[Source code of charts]
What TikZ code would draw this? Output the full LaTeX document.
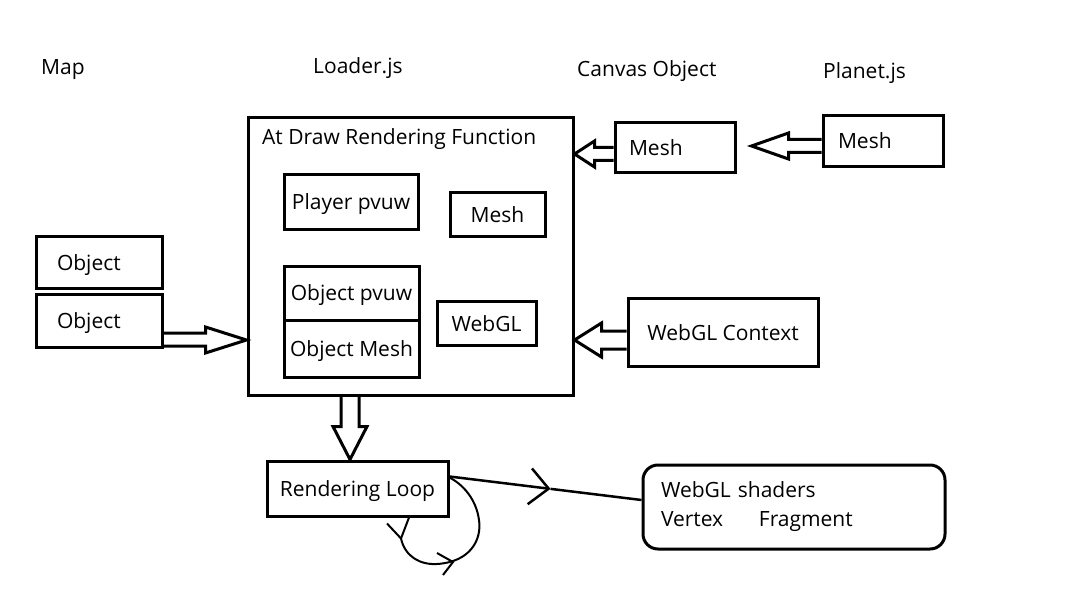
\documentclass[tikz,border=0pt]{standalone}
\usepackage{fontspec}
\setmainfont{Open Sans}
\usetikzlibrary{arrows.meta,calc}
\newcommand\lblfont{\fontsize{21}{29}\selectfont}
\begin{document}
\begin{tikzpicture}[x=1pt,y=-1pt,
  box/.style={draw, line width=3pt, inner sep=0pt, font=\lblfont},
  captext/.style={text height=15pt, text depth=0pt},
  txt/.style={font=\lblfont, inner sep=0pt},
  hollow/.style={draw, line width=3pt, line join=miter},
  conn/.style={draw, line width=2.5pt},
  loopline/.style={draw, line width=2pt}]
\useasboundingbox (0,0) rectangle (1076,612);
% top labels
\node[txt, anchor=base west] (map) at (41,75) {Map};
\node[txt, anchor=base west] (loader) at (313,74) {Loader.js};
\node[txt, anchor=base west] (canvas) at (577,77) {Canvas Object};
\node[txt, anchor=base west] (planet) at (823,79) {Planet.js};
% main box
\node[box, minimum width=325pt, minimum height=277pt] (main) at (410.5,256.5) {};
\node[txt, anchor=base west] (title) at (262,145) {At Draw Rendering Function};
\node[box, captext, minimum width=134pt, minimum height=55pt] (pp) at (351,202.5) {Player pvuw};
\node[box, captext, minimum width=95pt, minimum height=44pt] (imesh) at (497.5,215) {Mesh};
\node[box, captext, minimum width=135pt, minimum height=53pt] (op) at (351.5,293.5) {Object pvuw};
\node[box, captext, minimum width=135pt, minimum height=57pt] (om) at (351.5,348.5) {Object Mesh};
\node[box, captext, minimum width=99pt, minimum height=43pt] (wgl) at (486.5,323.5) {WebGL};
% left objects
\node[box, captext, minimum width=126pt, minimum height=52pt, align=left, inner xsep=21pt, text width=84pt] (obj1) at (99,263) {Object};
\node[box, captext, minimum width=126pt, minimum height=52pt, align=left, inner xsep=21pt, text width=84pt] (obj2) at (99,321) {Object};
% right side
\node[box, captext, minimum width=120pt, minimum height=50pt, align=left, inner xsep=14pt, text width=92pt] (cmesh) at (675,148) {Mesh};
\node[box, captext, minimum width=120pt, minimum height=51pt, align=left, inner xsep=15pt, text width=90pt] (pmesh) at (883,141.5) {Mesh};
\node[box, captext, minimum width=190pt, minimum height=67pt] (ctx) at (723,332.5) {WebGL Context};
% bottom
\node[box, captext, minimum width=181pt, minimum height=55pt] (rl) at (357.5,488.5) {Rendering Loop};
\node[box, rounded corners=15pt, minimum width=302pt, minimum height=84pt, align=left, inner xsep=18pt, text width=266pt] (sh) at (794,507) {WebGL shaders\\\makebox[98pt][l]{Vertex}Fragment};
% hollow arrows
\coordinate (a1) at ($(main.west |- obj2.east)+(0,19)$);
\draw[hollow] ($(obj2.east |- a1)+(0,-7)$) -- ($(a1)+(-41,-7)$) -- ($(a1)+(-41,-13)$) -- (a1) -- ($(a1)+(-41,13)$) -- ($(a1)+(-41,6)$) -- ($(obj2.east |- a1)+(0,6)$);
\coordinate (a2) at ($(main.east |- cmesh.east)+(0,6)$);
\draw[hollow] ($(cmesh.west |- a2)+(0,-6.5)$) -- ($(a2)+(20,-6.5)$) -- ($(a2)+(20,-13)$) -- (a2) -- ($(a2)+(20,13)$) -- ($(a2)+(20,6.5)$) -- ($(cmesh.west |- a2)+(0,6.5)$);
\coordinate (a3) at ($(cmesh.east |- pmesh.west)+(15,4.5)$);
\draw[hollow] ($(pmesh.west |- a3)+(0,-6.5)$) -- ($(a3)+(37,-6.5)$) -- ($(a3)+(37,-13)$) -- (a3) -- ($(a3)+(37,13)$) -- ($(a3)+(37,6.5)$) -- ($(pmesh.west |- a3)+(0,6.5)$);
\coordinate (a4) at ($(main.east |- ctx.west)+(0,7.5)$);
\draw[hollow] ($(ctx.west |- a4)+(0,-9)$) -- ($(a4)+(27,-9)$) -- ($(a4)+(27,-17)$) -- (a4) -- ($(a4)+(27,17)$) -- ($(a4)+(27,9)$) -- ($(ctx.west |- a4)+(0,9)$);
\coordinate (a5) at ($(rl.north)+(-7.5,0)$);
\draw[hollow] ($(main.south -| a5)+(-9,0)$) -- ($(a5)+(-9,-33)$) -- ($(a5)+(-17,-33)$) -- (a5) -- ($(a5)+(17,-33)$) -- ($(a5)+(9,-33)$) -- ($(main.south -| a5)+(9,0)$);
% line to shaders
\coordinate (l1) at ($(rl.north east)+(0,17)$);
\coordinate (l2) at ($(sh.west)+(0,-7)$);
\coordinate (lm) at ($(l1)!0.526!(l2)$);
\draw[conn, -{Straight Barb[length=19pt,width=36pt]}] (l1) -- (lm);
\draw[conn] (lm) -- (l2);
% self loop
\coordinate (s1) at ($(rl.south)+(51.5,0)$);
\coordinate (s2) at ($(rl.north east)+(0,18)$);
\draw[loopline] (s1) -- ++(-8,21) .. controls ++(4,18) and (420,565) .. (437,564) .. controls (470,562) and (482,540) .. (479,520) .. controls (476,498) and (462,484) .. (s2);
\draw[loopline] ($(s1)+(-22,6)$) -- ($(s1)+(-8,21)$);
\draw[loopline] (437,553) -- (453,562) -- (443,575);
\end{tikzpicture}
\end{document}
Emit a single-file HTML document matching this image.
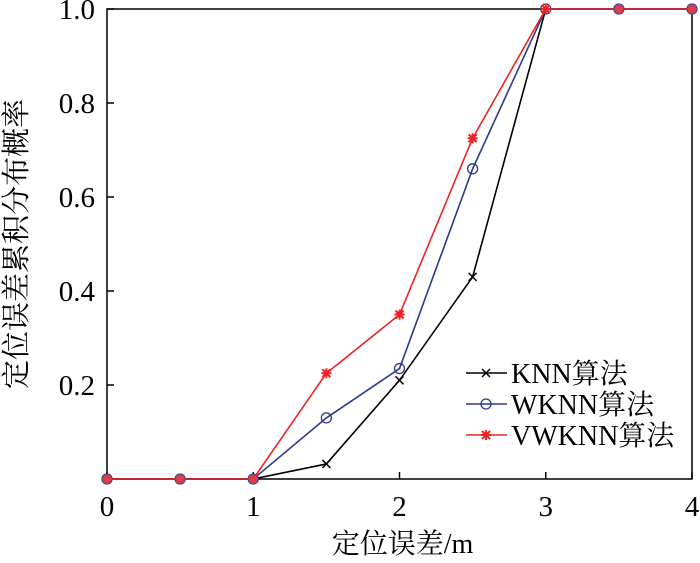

## WORK TO DO
Reproduce the whole listing exactly, but not the images in it.

## RESULT OF THIS TASK
What TikZ code would draw this? Output the full LaTeX document.
\documentclass[tikz,border=0pt]{standalone}
\usepackage{fontspec}
\setmainfont{Open Sans}
\usetikzlibrary{arrows.meta,calc}
\newcommand\lblfont{\fontsize{21}{29}\selectfont}
\begin{document}
\begin{tikzpicture}[x=1pt,y=-1pt,
  box/.style={draw, line width=3pt, inner sep=0pt, font=\lblfont},
  captext/.style={text height=15pt, text depth=0pt},
  txt/.style={font=\lblfont, inner sep=0pt},
  hollow/.style={draw, line width=3pt, line join=miter},
  conn/.style={draw, line width=2.5pt},
  loopline/.style={draw, line width=2pt}]
\useasboundingbox (0,0) rectangle (1076,612);
% top labels
\node[txt, anchor=base west] (map) at (41,75) {Map};
\node[txt, anchor=base west] (loader) at (313,74) {Loader.js};
\node[txt, anchor=base west] (canvas) at (577,77) {Canvas Object};
\node[txt, anchor=base west] (planet) at (823,79) {Planet.js};
% main box
\node[box, minimum width=325pt, minimum height=277pt] (main) at (410.5,256.5) {};
\node[txt, anchor=base west] (title) at (262,145) {At Draw Rendering Function};
\node[box, captext, minimum width=134pt, minimum height=55pt] (pp) at (351,202.5) {Player pvuw};
\node[box, captext, minimum width=95pt, minimum height=44pt] (imesh) at (497.5,215) {Mesh};
\node[box, captext, minimum width=135pt, minimum height=53pt] (op) at (351.5,293.5) {Object pvuw};
\node[box, captext, minimum width=135pt, minimum height=57pt] (om) at (351.5,348.5) {Object Mesh};
\node[box, captext, minimum width=99pt, minimum height=43pt] (wgl) at (486.5,323.5) {WebGL};
% left objects
\node[box, captext, minimum width=126pt, minimum height=52pt, align=left, inner xsep=21pt, text width=84pt] (obj1) at (99,263) {Object};
\node[box, captext, minimum width=126pt, minimum height=52pt, align=left, inner xsep=21pt, text width=84pt] (obj2) at (99,321) {Object};
% right side
\node[box, captext, minimum width=120pt, minimum height=50pt, align=left, inner xsep=14pt, text width=92pt] (cmesh) at (675,148) {Mesh};
\node[box, captext, minimum width=120pt, minimum height=51pt, align=left, inner xsep=15pt, text width=90pt] (pmesh) at (883,141.5) {Mesh};
\node[box, captext, minimum width=190pt, minimum height=67pt] (ctx) at (723,332.5) {WebGL Context};
% bottom
\node[box, captext, minimum width=181pt, minimum height=55pt] (rl) at (357.5,488.5) {Rendering Loop};
\node[box, rounded corners=15pt, minimum width=302pt, minimum height=84pt, align=left, inner xsep=18pt, text width=266pt] (sh) at (794,507) {WebGL shaders\\\makebox[98pt][l]{Vertex}Fragment};
% hollow arrows
\coordinate (a1) at ($(main.west |- obj2.east)+(0,19)$);
\draw[hollow] ($(obj2.east |- a1)+(0,-7)$) -- ($(a1)+(-41,-7)$) -- ($(a1)+(-41,-13)$) -- (a1) -- ($(a1)+(-41,13)$) -- ($(a1)+(-41,6)$) -- ($(obj2.east |- a1)+(0,6)$);
\coordinate (a2) at ($(main.east |- cmesh.east)+(0,6)$);
\draw[hollow] ($(cmesh.west |- a2)+(0,-6.5)$) -- ($(a2)+(20,-6.5)$) -- ($(a2)+(20,-13)$) -- (a2) -- ($(a2)+(20,13)$) -- ($(a2)+(20,6.5)$) -- ($(cmesh.west |- a2)+(0,6.5)$);
\coordinate (a3) at ($(cmesh.east |- pmesh.west)+(15,4.5)$);
\draw[hollow] ($(pmesh.west |- a3)+(0,-6.5)$) -- ($(a3)+(37,-6.5)$) -- ($(a3)+(37,-13)$) -- (a3) -- ($(a3)+(37,13)$) -- ($(a3)+(37,6.5)$) -- ($(pmesh.west |- a3)+(0,6.5)$);
\coordinate (a4) at ($(main.east |- ctx.west)+(0,7.5)$);
\draw[hollow] ($(ctx.west |- a4)+(0,-9)$) -- ($(a4)+(27,-9)$) -- ($(a4)+(27,-17)$) -- (a4) -- ($(a4)+(27,17)$) -- ($(a4)+(27,9)$) -- ($(ctx.west |- a4)+(0,9)$);
\coordinate (a5) at ($(rl.north)+(-7.5,0)$);
\draw[hollow] ($(main.south -| a5)+(-9,0)$) -- ($(a5)+(-9,-33)$) -- ($(a5)+(-17,-33)$) -- (a5) -- ($(a5)+(17,-33)$) -- ($(a5)+(9,-33)$) -- ($(main.south -| a5)+(9,0)$);
% line to shaders
\coordinate (l1) at ($(rl.north east)+(0,17)$);
\coordinate (l2) at ($(sh.west)+(0,-7)$);
\coordinate (lm) at ($(l1)!0.526!(l2)$);
\draw[conn, -{Straight Barb[length=19pt,width=36pt]}] (l1) -- (lm);
\draw[conn] (lm) -- (l2);
% self loop
\coordinate (s1) at ($(rl.south)+(51.5,0)$);
\coordinate (s2) at ($(rl.north east)+(0,18)$);
\draw[loopline] (s1) -- ++(-8,21) .. controls ++(4,18) and (420,565) .. (437,564) .. controls (470,562) and (482,540) .. (479,520) .. controls (476,498) and (462,484) .. (s2);
\draw[loopline] ($(s1)+(-22,6)$) -- ($(s1)+(-8,21)$);
\draw[loopline] (437,553) -- (453,562) -- (443,575);
\end{tikzpicture}
\end{document}
Emit a single-file HTML document matching this image.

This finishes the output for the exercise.